There's one view of how the UK should react to the Syrian crisis that hasn't - with the possible exception of Robert Halfon (11.23" in) - been expressed. It's something like this:
This is not a matter for parliament or the public to debate. With a few exceptions - some of them of no account - everyone agrees that if Assad has used chemical weapons there is a moral case for restraining and punishing him: don't forget that intervention sometimes works. The question is one of practicality; is it possible to intervene for the better? Here, any fool can think of a dozen hypotheses why intervention might fail or backfire. Whether these hypotheses are correct depends upon conditions on the ground in Syria, of which most people - including MPs - have insufficient knowledge. Rather than have parliament debate the matter - which'll just give us pompous windbaggery and weaselling about the law - the decision should be taken by the PM, under guidance from the intelligence agencies who know the details of what's happening. This is a matter that should be left to the experts.
There's a big, obvious reason why almost nobody's saying this. It's that, since at least the "dodgy dossier", nobody trusts the security services at all.

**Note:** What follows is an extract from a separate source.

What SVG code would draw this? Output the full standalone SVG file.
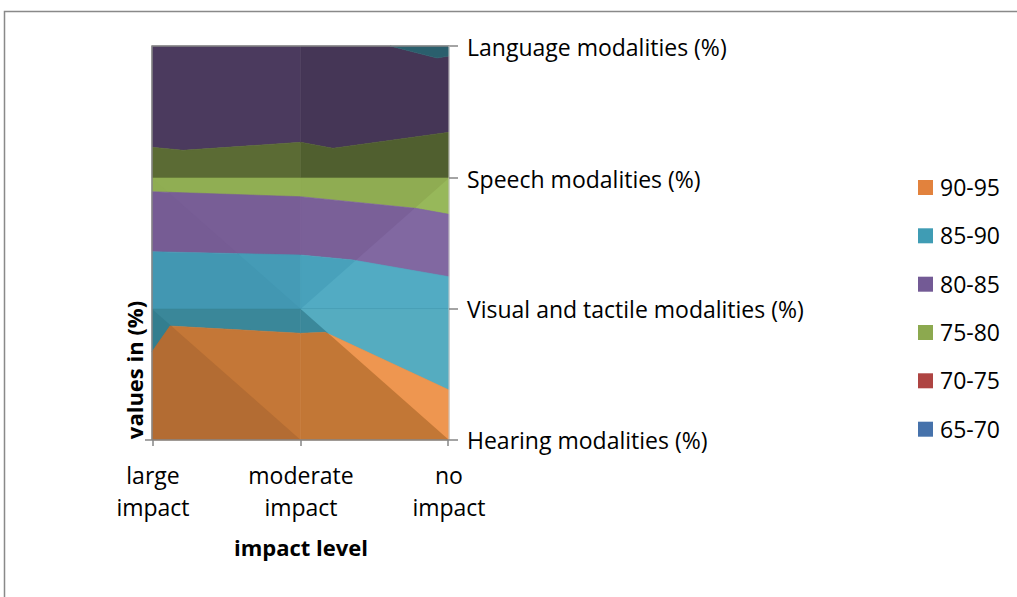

Which raises an important point. Trust is not merely some airy-fairy moral concept or PR guff. It's an important real asset for an organization. The fact that the intelligence agencies don't have it severely impairs their ability to fulfill one of their proper functions, of informing the decision to go to war or not.That's a material weakness.
But the distrust should, I suspect, go further than this. The point Hayek so rightly made about economic knowledge - that it is fragmentary, partial and unreliable - applies even more to military intelligence. There's a reason why "for want of a nail" is an ancient rhyme; in war, tiny details can have huge effects. The concepts of complexity and emergence apply perhaps even more to civil wars than to other social phenomena.
There are some things which it is perhaps impossible to know. The fact that everyone seems to have an opinion on Syria tells us more about the ease with which opinions are formed than it does about what is actually happening in Syria or about the nature of knowledge.